Die aggressive Attacke des “Spiegel” gegen Gerichtspräsident Voßkuhle (Merkels Chef, Nr 10/2013) wird hoffentlich nicht den künftigen Weg vorzeichnen. Die Bundespressekonferenz hatte das Magazin ja in einem offenenen Brief gerügt, da durch die Berichterstattung über Voßkuhles Hintergrundgespräch mit den Hauptstadt-Journalisten die Regeln der Vertraulicheit verletzt worden seien. Zu der Behauptung des “Spiegel”, dass ein Verfassungsgerichtspräsident “nie zuvor” mit einem Auftritt in der Bundespressekonferenz “die große Bühne gesucht” habe, wird in dem Brief klar gestellt, dass die Initiative für das Hintergrundgespräch nicht von Voßkuhle ausgegangen sei, sondern die Bundespressekonferenz vor Monaten eine Einladung nach Karlsruhe geschickt habe. Tatsachenverzerrungen wie diese sind in dem Beitrag kein Einzelfall. Am Ende steht der Präsident des Bundesverfassungsgerichts beinahe als richterlicher Ursupator da, der hochfahrend und selbstgefällig politisches Terrain zu erobern sucht.
Wie perfide manipuliert wurde, um diesen Eindruck zu erwecken, zeigt auch die Schlusspassage.
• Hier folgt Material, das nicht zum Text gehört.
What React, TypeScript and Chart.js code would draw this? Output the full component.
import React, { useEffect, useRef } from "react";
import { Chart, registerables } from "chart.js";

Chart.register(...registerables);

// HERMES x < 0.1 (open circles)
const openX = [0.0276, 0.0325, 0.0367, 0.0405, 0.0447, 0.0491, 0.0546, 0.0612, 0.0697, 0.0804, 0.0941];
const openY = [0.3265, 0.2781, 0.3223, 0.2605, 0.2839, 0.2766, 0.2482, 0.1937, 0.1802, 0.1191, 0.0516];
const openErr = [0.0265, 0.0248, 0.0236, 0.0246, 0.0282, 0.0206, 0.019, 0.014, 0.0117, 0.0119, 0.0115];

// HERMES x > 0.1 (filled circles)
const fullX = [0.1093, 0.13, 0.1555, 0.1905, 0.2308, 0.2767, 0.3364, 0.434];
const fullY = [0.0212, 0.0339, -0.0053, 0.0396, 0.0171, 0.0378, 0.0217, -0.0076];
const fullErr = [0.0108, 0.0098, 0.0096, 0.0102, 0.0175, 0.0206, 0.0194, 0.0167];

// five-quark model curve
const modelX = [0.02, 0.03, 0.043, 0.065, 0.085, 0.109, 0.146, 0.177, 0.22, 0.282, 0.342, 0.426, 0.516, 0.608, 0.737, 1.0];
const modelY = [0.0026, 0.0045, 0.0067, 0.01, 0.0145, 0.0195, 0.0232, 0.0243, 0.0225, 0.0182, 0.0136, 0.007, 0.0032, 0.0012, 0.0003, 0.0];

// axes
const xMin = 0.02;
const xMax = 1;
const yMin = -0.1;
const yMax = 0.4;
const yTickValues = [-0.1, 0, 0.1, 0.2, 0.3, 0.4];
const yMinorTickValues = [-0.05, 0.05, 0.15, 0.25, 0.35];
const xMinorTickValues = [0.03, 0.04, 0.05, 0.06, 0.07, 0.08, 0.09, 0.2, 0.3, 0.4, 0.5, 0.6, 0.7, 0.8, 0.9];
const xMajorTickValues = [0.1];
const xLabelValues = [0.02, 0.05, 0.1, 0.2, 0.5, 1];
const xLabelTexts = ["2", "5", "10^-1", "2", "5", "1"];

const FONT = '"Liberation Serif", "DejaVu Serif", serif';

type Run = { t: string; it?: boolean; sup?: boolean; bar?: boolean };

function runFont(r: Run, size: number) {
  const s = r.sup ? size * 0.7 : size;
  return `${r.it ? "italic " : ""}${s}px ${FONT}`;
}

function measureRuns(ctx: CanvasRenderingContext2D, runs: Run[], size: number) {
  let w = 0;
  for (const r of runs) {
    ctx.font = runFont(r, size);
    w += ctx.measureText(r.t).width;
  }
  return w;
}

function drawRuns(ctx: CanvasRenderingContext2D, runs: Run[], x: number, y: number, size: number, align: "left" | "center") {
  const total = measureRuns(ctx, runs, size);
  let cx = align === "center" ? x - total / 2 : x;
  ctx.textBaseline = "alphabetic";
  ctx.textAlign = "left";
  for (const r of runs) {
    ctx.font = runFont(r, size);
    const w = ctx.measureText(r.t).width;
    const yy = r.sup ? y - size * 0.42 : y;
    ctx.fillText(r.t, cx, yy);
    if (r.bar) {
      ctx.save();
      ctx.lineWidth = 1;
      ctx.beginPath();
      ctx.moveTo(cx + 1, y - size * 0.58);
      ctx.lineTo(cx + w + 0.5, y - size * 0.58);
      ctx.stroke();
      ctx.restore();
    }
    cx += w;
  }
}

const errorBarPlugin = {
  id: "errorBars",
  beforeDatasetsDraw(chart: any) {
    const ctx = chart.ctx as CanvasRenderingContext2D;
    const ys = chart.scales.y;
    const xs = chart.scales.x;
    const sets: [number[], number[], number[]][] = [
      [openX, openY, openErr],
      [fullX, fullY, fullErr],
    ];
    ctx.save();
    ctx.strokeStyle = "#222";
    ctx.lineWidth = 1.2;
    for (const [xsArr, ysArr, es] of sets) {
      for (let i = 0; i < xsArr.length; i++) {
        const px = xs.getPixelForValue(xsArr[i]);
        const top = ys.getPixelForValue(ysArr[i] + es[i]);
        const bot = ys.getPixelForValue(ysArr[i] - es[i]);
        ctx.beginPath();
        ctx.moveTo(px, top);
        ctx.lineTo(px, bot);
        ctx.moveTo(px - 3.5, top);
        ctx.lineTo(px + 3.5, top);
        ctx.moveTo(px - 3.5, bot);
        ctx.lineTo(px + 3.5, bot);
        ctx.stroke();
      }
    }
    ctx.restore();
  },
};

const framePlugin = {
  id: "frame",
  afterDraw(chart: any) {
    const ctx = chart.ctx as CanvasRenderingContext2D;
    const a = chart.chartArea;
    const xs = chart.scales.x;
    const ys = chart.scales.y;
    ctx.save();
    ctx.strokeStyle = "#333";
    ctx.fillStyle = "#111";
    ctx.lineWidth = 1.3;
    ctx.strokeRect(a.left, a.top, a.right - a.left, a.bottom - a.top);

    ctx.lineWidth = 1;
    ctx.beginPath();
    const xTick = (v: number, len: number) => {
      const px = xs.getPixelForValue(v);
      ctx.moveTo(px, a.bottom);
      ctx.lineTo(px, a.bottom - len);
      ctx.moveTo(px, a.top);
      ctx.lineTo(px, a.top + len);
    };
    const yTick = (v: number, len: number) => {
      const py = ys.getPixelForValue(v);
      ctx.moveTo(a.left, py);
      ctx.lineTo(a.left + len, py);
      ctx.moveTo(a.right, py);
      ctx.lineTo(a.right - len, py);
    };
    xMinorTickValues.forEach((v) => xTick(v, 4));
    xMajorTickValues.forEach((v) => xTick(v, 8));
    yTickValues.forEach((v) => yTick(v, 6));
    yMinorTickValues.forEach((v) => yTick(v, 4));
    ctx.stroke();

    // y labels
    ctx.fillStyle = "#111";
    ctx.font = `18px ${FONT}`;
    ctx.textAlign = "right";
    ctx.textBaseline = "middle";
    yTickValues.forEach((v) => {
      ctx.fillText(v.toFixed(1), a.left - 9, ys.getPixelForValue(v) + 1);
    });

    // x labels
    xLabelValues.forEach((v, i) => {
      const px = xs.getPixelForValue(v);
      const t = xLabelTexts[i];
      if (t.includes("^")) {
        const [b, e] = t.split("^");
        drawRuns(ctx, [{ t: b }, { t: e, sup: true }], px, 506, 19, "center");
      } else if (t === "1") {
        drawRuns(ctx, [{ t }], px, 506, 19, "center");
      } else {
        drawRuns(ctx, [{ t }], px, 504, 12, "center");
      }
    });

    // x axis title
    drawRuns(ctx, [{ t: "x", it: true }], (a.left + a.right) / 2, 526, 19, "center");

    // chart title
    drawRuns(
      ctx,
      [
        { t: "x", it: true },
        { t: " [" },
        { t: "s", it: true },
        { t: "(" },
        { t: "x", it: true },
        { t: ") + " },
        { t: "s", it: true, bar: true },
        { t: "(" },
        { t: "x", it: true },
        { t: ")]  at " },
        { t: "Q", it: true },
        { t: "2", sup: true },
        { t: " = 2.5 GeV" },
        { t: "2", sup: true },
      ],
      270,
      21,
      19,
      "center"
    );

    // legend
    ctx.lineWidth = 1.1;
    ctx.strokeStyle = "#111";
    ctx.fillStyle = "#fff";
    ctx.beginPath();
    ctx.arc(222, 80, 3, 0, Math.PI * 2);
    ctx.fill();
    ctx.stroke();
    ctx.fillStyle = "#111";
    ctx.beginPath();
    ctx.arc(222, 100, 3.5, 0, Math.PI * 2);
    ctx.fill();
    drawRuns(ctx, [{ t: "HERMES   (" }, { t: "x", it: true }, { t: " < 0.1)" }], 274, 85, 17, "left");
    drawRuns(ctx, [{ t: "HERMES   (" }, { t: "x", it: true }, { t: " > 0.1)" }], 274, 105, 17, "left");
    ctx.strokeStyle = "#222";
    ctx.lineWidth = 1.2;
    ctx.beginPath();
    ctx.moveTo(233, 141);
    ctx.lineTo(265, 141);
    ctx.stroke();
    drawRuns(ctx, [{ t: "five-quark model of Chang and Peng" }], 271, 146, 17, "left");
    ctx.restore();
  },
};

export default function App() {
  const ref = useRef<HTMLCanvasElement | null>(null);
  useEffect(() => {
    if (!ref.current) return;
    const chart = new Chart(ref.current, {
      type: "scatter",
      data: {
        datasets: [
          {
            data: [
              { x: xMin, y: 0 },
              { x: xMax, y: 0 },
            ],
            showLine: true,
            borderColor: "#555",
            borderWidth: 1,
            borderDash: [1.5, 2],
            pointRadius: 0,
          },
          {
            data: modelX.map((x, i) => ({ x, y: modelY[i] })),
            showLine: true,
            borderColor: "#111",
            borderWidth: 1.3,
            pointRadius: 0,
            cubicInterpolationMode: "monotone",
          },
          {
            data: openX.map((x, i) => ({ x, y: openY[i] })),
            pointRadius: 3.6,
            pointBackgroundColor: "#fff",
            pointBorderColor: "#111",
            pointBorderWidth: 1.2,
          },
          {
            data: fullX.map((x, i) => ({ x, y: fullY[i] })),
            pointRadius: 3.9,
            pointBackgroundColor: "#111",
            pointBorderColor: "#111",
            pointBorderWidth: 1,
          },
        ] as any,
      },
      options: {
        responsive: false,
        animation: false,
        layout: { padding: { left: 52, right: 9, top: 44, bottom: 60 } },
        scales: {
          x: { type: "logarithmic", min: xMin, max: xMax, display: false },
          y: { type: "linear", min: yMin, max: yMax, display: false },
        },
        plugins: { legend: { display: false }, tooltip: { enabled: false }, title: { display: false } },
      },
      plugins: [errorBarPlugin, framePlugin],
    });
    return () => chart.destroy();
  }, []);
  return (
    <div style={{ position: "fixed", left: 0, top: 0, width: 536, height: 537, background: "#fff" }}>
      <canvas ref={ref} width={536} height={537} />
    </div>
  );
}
So schließt der “Spiegel”-Artikel mit den Worten: “Dann ließ er (Voßkuhle) – offensichtlich zufrieden mit sich und der Welt – seinen Tag im Zentrum der Macht im Margaux ausklingen, einem der teuereren Nouvelle-Cuisine-Restaurants im Regierungsviertel – unweit von Kanzleramt und Reichstag.” Wiederum war der Gerichtspräsident jedoch nicht auf eigene Initiative dort, wie die Berichterstatter des “Spiegel” insinuieren. Vielmehr gehörte Voßkuhle zu den Mitwirkenden einer Podiumsdiskussion, die auf Einladung der Bertelsmann-Stiftung in Berlin über die Rolle der Parlamente in der Europäischen Union sprachen. Der Gedankenaustausch wurde dann beim Essen im “Margaux” fortgesetzt – ein Ausklang, wie er nach solchen Veranstaltungen durchaus üblich ist. Voßkuhle allerdings musste schon nach kurzer Zeit zum Flughafen aufbrechen, von einem genußvollen Gourmetfinale, wie es der Spiegel-Bericht nahelegt, konnte also nicht die Rede sein.
Fast noch mehr als die Deformierungen und Diffamierungen, auf denen die Spiegel-Attacke gegen den Gerichtspräsidenten aufbaute, irritieren die gehässigen und empörten Leserbriefe, die das Magazin dann eine Woche später abdruckte. Die Berliner “Ein-Mann-Show” Voßkuhles, der “eitel wie ein Pfau nach Selbstdarstellung gierte”, trage “Züge eines Staatsstreichs”. “Zurück nach Karlsruhe, aber dalli!” Selbst wenn sich die Verfassungsrichter auf ihre gesetzlich verankerten, ureigenen Befugnisse beschränken und Parlamentsgesetze für nichtig zu erklären, geht das manchen Lesern zu weit. Man müsse sich fragen, ob das “noch mit dem Demokratiegedanken” vereinbar sei.
Wie passen diese Stimmen zu den überragenden Zustimmungswerten, die das Bundesverfassungsgericht im starken Kontrast zu Parlament und Regierung für sich verbuchen kann? Deuten die Leserbriefe etwa auf einen Stimmungsumschwung, gar auf eine Legitimationskrise des Gerichts hin? Oder wird hier schon wieder manipuliert? Fährt der “Spiegel” mit den Leserbriefen Batallione aus dem Volk gegen das Gericht und seinen Präsidenten auf, um die Unzulänglichkeiten seiner eigenen Berichterstattung zu kaschieren?